63. Прекрасно сказал Эпикур, что счастливый случай (fortuna) играет незначительную роль в жизни мудреца, а самые важные и самые великие дела совершает он по собственному разумению и воле[157]; и нельзя получить от бесконечной жизни больше наслаждения, чем от того времени, которое мы представляем конечным[158]. Диалектика же ваша, по его мнению, не дает ничего ни для улучшения жизни, ни для совершенствования методов рассуждения.
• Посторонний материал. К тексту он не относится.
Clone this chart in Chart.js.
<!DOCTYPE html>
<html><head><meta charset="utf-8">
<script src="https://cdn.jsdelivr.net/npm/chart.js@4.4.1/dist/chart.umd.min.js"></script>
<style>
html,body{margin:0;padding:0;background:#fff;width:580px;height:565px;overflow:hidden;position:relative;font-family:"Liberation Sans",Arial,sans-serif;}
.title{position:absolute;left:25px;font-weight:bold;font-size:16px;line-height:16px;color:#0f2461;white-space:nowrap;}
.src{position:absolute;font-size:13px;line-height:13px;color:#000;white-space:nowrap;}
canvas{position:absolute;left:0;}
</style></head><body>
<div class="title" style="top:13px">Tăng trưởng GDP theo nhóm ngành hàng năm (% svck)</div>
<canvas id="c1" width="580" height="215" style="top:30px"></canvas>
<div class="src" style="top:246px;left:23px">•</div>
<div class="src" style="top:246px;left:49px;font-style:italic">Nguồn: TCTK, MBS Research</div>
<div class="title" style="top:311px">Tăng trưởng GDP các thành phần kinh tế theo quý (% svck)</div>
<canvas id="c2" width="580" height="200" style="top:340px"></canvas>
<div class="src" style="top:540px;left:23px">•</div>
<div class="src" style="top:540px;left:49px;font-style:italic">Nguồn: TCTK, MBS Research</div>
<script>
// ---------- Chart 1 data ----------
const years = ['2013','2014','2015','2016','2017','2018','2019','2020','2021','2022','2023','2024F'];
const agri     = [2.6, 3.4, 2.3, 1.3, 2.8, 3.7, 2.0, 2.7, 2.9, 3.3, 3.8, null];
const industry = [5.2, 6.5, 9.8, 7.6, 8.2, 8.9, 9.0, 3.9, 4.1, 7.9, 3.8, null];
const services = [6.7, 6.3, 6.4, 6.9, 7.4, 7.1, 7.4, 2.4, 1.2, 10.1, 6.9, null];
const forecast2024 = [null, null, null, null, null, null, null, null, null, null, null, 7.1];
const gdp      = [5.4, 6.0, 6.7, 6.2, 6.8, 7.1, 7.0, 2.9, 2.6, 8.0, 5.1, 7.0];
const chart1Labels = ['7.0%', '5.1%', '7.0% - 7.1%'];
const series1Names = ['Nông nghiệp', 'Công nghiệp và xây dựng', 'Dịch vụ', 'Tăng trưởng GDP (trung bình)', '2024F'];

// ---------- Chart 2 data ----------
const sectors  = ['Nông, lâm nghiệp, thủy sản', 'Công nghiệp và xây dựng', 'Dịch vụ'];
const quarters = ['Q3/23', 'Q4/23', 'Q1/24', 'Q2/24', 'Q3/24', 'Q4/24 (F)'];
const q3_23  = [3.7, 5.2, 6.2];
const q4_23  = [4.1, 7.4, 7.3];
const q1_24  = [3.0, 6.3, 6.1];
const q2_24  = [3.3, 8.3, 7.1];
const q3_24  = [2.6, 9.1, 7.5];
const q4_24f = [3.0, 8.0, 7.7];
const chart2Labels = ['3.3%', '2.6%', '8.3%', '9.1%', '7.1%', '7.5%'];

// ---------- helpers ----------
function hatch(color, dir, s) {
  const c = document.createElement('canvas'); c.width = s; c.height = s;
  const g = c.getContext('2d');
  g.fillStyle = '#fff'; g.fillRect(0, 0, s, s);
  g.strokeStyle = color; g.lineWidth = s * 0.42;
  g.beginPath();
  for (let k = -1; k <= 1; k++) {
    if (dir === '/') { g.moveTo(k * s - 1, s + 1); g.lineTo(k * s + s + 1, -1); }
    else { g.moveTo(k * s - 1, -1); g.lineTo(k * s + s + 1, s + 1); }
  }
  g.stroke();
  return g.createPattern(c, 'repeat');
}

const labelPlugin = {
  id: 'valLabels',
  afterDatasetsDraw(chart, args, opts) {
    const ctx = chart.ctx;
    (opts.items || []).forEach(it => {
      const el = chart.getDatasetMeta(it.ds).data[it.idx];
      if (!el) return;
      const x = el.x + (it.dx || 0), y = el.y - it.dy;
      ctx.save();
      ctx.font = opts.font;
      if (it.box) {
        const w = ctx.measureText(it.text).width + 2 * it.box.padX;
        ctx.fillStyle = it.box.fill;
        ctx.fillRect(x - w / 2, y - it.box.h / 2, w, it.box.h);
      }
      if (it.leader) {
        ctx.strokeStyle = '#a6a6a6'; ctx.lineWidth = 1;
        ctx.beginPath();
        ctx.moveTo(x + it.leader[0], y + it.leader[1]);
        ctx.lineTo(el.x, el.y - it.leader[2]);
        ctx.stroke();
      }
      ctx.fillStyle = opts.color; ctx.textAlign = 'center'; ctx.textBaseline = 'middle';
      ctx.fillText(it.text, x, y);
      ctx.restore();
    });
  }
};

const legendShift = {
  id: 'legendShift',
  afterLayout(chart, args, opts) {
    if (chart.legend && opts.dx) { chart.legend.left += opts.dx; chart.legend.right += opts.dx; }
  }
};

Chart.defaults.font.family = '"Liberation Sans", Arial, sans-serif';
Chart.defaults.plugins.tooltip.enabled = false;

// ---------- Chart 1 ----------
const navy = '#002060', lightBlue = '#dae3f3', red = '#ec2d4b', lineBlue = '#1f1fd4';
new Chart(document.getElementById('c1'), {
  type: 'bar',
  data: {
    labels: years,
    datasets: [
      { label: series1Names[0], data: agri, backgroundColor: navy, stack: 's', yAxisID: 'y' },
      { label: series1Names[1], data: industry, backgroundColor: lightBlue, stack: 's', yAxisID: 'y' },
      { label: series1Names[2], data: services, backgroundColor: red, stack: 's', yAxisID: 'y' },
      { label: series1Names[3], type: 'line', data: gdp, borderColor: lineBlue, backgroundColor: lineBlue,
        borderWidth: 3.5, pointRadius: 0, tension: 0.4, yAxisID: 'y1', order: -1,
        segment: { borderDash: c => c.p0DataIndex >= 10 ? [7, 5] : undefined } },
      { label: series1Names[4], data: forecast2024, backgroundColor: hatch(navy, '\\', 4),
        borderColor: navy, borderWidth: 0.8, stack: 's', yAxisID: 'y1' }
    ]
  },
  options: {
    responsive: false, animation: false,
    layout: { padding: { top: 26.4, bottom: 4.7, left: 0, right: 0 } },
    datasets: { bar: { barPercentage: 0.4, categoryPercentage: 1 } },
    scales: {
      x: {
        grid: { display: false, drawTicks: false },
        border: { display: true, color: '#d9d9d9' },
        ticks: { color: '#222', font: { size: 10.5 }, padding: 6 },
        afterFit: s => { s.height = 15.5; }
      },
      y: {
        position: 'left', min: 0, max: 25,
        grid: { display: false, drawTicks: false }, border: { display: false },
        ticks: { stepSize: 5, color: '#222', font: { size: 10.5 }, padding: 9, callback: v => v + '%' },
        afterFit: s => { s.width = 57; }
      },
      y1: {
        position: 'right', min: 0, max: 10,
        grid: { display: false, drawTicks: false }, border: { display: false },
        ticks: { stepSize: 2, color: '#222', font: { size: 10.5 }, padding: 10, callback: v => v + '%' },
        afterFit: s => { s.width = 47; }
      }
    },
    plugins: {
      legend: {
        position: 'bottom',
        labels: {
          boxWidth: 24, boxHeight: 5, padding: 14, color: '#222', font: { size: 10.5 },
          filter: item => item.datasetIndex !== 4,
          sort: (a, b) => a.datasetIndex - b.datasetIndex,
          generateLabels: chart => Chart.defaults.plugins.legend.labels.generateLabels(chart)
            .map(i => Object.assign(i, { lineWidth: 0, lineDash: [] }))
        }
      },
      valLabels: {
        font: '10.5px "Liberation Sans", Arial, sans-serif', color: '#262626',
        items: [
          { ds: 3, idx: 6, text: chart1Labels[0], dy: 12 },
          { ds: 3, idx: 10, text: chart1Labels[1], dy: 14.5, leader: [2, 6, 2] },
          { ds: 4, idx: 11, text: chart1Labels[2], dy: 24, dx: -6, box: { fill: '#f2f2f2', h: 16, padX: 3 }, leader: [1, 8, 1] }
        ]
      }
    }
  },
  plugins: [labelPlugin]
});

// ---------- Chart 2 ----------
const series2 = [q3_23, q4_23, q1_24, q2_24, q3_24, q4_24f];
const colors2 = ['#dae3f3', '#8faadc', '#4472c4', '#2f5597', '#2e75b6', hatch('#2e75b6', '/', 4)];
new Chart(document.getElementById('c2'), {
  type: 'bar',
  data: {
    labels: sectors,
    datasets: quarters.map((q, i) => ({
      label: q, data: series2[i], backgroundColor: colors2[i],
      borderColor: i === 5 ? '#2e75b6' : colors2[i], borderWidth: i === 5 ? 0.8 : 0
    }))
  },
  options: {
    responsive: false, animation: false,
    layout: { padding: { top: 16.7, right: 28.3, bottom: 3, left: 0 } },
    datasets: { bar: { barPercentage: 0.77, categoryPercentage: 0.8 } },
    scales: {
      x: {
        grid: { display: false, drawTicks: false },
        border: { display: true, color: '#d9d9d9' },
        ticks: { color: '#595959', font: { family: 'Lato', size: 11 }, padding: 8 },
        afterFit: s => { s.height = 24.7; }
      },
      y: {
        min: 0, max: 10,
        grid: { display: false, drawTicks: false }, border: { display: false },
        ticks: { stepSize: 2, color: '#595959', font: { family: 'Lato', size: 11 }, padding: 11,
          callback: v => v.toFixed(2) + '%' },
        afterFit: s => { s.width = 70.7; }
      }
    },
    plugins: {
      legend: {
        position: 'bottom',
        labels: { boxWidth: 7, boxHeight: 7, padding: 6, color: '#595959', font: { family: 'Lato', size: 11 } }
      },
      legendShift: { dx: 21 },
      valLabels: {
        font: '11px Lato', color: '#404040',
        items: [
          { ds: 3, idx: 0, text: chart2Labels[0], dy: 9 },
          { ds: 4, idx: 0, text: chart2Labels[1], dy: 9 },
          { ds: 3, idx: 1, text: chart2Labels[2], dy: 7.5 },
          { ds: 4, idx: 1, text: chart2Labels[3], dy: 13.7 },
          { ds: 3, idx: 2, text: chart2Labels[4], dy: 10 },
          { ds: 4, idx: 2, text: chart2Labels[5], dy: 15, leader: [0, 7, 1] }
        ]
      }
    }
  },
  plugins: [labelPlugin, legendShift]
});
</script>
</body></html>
Самое большое значение придавал он физике[159]: с помощью этой науки можно познать и значение слов, и природу высказываний, и принципы логического следования и несовместимости[160], а познав природу всего сущего, мы можем избежать суеверия, освободиться от страха смерти, не станем приходить в смятение от невежества, не раз порождающего наводящие ужас страхи; наконец, мы начинаем жить правильнее, так как узнаём, что требует от нас природа[161]. И тогда, если мы прочно овладеем твердым знанием вещей, следуя за тем, как бы с неба явившимся к нам, правилом[162] всего сущего, к которому бы сводились все суждения о вещах, мы никогда не уступим чьим-либо словам и не откажемся от наших убеждений.
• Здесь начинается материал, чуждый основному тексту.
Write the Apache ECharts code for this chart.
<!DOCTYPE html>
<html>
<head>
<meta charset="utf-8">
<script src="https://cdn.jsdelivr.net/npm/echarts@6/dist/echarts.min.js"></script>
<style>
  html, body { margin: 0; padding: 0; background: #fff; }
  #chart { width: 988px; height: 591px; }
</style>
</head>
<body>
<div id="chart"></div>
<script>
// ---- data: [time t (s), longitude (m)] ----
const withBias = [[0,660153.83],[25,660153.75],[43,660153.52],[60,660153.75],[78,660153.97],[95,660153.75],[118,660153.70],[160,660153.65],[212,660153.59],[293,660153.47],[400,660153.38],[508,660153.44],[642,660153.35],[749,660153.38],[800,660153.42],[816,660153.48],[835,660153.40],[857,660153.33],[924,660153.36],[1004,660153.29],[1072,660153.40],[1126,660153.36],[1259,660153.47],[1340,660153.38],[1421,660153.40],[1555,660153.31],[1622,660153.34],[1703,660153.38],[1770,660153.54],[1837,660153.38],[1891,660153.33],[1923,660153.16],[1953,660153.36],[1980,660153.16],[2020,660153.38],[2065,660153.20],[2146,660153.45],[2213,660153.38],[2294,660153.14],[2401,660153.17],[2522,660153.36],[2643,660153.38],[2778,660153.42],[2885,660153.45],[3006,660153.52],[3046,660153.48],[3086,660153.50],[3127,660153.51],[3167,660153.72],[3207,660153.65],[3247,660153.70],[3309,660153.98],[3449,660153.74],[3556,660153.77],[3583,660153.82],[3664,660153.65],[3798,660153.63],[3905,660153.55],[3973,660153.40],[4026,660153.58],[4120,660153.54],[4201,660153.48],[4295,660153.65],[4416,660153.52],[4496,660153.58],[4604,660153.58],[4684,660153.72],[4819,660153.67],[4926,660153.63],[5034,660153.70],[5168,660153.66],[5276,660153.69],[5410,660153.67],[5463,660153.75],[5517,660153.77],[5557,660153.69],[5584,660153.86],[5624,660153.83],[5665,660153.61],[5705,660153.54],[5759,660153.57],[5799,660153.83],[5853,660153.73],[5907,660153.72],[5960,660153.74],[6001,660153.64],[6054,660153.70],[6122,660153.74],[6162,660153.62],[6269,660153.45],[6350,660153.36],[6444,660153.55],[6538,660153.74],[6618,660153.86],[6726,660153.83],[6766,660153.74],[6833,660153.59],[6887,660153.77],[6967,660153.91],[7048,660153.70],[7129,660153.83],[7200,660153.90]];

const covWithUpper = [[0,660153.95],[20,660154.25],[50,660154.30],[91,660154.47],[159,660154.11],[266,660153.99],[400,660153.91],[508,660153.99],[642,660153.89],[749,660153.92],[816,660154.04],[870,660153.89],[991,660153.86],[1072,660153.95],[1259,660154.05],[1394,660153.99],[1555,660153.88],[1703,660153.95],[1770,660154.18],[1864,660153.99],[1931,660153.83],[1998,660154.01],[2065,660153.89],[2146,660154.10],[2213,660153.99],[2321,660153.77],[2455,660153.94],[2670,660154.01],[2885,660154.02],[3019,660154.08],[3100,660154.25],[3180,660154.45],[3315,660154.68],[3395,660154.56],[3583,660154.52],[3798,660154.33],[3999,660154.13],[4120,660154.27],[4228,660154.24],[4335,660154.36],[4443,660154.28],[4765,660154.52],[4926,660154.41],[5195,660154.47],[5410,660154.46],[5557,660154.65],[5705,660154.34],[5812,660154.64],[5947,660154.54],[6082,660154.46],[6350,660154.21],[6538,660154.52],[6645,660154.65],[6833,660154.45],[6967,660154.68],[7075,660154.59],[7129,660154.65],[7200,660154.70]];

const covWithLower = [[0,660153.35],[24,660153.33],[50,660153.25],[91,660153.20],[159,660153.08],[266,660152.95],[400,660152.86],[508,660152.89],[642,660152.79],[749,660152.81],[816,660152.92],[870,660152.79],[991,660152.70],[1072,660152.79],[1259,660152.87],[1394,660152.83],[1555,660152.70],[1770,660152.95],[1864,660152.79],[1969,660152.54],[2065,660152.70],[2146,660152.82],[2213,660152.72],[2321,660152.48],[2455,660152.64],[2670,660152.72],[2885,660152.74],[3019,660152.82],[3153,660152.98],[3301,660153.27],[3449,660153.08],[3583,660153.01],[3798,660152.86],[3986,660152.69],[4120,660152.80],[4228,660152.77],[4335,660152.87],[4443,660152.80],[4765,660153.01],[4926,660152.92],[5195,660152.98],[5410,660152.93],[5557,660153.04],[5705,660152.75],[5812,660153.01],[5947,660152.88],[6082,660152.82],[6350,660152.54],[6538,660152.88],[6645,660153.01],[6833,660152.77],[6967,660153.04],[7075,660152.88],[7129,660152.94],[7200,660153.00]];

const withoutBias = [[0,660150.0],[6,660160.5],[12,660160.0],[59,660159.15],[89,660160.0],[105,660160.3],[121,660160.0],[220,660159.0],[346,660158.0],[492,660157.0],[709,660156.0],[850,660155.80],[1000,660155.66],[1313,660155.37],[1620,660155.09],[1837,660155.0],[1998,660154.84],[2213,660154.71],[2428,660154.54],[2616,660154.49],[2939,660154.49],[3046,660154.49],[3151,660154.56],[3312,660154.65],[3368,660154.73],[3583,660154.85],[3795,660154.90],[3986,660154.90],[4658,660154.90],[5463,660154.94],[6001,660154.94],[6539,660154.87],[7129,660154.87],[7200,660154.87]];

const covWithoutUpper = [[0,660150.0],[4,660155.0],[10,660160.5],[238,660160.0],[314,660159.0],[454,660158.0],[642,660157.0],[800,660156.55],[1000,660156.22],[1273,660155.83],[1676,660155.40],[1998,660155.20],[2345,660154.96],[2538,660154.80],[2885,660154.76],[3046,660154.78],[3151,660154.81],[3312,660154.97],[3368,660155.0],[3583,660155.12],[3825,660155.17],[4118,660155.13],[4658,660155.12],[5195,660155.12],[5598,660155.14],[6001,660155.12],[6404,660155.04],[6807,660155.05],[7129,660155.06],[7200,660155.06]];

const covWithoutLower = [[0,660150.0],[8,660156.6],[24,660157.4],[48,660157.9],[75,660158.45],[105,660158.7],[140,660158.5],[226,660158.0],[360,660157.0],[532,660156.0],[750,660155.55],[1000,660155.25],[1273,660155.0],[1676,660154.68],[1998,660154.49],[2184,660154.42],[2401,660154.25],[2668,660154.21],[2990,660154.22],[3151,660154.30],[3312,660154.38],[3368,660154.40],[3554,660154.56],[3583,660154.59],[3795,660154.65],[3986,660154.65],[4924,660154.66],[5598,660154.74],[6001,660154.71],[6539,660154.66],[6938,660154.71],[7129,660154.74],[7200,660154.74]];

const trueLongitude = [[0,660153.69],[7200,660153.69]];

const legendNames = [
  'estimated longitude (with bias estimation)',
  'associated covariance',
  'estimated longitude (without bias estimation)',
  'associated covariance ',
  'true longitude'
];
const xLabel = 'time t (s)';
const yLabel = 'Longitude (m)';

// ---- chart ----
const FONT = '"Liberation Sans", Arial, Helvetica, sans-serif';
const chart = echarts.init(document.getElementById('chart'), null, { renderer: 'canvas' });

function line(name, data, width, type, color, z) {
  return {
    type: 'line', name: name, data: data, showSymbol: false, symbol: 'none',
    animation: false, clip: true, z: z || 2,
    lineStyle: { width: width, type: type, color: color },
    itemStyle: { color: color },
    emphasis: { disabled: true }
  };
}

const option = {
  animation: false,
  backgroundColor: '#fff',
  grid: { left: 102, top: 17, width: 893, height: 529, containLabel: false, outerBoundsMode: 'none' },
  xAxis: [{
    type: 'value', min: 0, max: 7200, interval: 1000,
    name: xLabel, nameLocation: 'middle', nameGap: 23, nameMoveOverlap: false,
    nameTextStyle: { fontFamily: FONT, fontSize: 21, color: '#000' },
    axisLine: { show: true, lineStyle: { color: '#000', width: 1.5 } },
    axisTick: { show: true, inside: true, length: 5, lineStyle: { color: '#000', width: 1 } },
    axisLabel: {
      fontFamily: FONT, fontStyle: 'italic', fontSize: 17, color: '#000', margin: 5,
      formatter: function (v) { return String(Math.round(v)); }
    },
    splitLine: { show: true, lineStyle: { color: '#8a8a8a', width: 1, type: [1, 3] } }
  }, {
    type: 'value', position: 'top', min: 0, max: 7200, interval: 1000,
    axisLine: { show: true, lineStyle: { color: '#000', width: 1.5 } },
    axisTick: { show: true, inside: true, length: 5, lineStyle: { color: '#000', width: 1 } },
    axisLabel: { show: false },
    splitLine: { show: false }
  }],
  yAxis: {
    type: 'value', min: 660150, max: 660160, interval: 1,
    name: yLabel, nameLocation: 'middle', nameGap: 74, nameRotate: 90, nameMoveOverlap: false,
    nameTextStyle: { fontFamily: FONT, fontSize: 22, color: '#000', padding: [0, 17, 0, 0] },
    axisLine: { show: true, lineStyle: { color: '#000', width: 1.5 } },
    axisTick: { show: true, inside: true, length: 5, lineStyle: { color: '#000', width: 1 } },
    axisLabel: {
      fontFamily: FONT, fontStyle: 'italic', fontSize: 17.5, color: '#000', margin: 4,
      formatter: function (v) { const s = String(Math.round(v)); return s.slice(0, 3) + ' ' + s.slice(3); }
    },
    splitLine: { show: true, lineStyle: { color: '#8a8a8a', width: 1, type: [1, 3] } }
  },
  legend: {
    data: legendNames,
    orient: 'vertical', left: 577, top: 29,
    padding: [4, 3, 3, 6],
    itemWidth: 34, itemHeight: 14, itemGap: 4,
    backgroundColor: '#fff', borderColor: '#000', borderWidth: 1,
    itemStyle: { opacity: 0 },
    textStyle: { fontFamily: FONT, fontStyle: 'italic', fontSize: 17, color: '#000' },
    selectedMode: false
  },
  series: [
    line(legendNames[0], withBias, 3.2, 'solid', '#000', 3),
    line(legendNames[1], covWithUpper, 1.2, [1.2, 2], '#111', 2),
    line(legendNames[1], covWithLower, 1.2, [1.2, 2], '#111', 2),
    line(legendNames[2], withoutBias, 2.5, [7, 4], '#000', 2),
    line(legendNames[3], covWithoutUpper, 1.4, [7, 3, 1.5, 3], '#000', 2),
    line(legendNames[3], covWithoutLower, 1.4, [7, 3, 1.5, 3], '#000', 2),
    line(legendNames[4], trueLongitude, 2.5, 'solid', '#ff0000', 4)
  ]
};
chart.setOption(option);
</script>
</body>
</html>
64. Если же природа вещей не будет изучена, мы никоим образом не сможем отстоять достоверность суждений наших чувств. Ведь все, что мы воспринимаем умом, идет от чувственных восприятий[163]; если все они истинны, как учит теория Эпикура, тогда в конце концов становится возможным что-то познать и усвоить[164], те же, кто отказывается от них и утверждает, что никакое познание с их помощью невозможно, отбрасывая данные чувственного восприятия, сами оказываются не в силах изложить даже предмет собственных рассуждений. Кроме того, с отказом от познания и науки исчезает всякое основание жизненного поведения и любой деятельности[165]. Так, из физики проистекает и мужество (fortitudo), противостоящее страху смерти, и твердость (constantia), противостоящая страху, внушаемому религией, и успокоение души, рождающееся из преодоления незнания всех скрытых явлений, и чувство меры (moderatio), поскольку становятся известными природа и все виды желаний (cupiditatum). И, как я только что сказал, с появлением правила и критерия познания, установленного тем же Эпикуром, становится возможным различение истинного и ложного.
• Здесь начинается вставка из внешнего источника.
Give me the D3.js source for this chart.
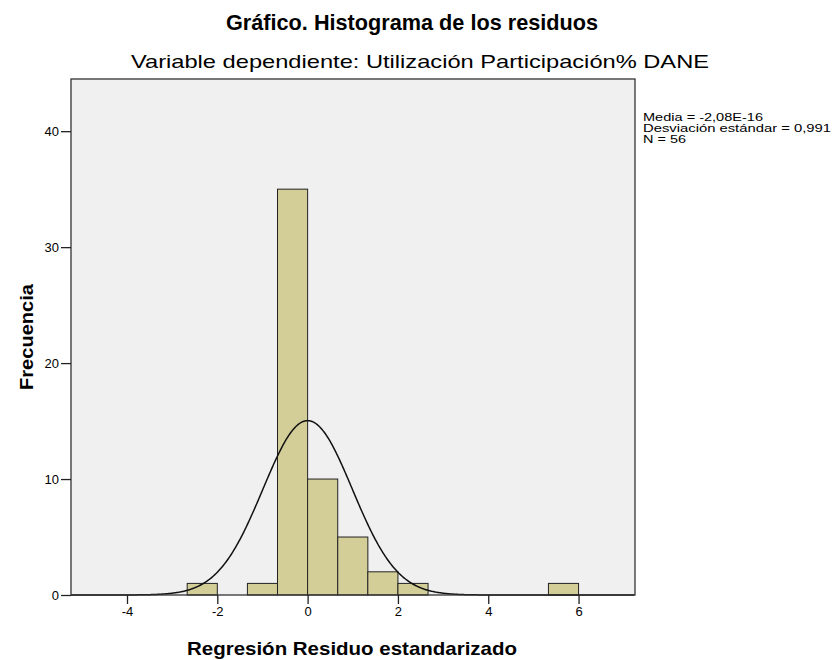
<!DOCTYPE html>
<meta charset="utf-8">
<style>
body { margin: 0; background: #fff; }
text { font-family: "Liberation Sans", Arial, sans-serif; fill: #000; }
.axis path { display: none; }
.axis line { stroke: #222; stroke-width: 1.3px; }
.axis text { font-size: 13px; fill: #000; }
.bar { fill: #d3ce97; stroke: #222; stroke-width: 1px; }
.curve { fill: none; stroke: #111; stroke-width: 1.5px; }
</style>
<svg id="chart" width="836" height="660"></svg>
<script src="https://d3js.org/d3.v7.min.js"></script>
<script>

// histogram bins (lower edge of each bin) and frequencies
var binLow = [-2.667, -1.333, -0.667, 0, 0.667, 1.333, 2, 5.333];
var counts = [1, 1, 35, 10, 5, 2, 1, 1];
var binWidth = 0.667;

// summary stats shown in the legend
var mean = -2.08e-16;
var sd = 0.991;
var n = 56;
var statLines = ["Media = -2,08E-16", "Desviación estándar = 0,991", "N = 56"];
var statWidths = [120, 188, 43];

var xTicks = [-4, -2, 0, 2, 4, 6];
var yTicks = [0, 10, 20, 30, 40];

var svg = d3.select("#chart"),
    plotLeft = 71, plotRight = 635, plotTop = 79, plotBottom = 595;

var x = d3.scaleLinear().domain([-5.24, 7.25]).range([plotLeft, plotRight]);
var y = d3.scaleLinear().domain([0, 44.5]).range([plotBottom, plotTop]);

svg.append("rect")
    .attr("x", plotLeft).attr("y", plotTop)
    .attr("width", plotRight - plotLeft).attr("height", plotBottom - plotTop)
    .attr("fill", "#f0f0f0");

var bins = binLow.map(function(b, i) { return { x0: b, x1: b + binWidth, count: counts[i] }; });

svg.append("g").selectAll("rect")
    .data(bins)
  .enter().append("rect")
    .attr("class", "bar")
    .attr("x", function(d) { return x(d.x0); })
    .attr("width", function(d) { return x(d.x1) - x(d.x0); })
    .attr("y", function(d) { return y(d.count); })
    .attr("height", function(d) { return y(0) - y(d.count); });

// normal curve scaled to the histogram
var xs = d3.range(x.domain()[0], x.domain()[1], 0.02);
var normal = function(v) {
  var z = (v - mean) / sd;
  return n * binWidth * Math.exp(-0.5 * z * z) / (sd * Math.sqrt(2 * Math.PI));
};
svg.append("path")
    .datum(xs)
    .attr("class", "curve")
    .attr("d", d3.line().x(function(d) { return x(d); }).y(function(d) { return y(normal(d)); }));

// frame
svg.append("rect")
    .attr("x", plotLeft).attr("y", plotTop)
    .attr("width", plotRight - plotLeft).attr("height", plotBottom - plotTop)
    .attr("fill", "none").attr("stroke", "#333").attr("stroke-width", 1.3);

svg.append("g")
    .attr("class", "axis")
    .attr("transform", "translate(0," + plotBottom + ")")
    .call(d3.axisBottom(x).tickValues(xTicks).tickSize(9).tickPadding(3)
      .tickFormat(function(d) { return String(d).replace("−", "-"); }));

svg.append("g")
    .attr("class", "axis")
    .attr("transform", "translate(" + plotLeft + ",0)")
    .call(d3.axisLeft(y).tickValues(yTicks).tickSize(10).tickPadding(2));

svg.append("text")
    .attr("x", 412).attr("y", 30)
    .attr("text-anchor", "middle")
    .attr("textLength", 372).attr("lengthAdjust", "spacingAndGlyphs")
    .style("font-size", "22px").style("font-weight", "bold")
    .text("Gráfico. Histograma de los residuos");

svg.append("text")
    .attr("x", 420).attr("y", 68)
    .attr("text-anchor", "middle")
    .attr("textLength", 578).attr("lengthAdjust", "spacingAndGlyphs")
    .style("font-size", "18.5px")
    .text("Variable dependiente: Utilización Participación% DANE");

svg.append("text")
    .attr("x", 352).attr("y", 655)
    .attr("text-anchor", "middle")
    .attr("textLength", 330).attr("lengthAdjust", "spacingAndGlyphs")
    .style("font-size", "19px").style("font-weight", "bold")
    .text("Regresión Residuo estandarizado");

svg.append("text")
    .attr("transform", "translate(33,337) rotate(-90)")
    .attr("text-anchor", "middle")
    .attr("textLength", 106).attr("lengthAdjust", "spacingAndGlyphs")
    .style("font-size", "19px").style("font-weight", "bold")
    .text("Frecuencia");

svg.append("g").selectAll("text")
    .data(statLines)
  .enter().append("text")
    .attr("x", 643)
    .attr("y", function(d, i) { return 120.5 + i * 11; })
    .attr("textLength", function(d, i) { return statWidths[i]; })
    .attr("lengthAdjust", "spacingAndGlyphs")
    .style("font-size", "11.5px")
    .text(function(d) { return d; });

</script>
XX. 65. Остается еще крайне необходимым для нашего рассуждения вопрос о дружбе, которая, как вы утверждаете, вообще не существует, если наслаждение считать высшим благом[166]. Эпикур же говорит, что из всего, что создала мудрость для достижения счастливой жизни, нет ничего плодотворнее, ничего приятнее, чем дружба[167], и он доказал это не только на словах, но в еще значительно большей степени своей жизнью, поведением и характером. О ее великом значении ясно говорят древние сказания, среди бесконечного разнообразия и множества которых от самой глубокой древности едва ли найдутся три пары истинных друзей, начиная с Тезея и кончая Орестом[168]. А вот Эпикур сумел собрать в одном только доме, да к тому же и тесном, целые толпы людей, связанных величайшим единодушием, да и сейчас у эпикурейцев все обстоит точно так же. Но вернемся к нашему предмету; о людях же говорить нет необходимости.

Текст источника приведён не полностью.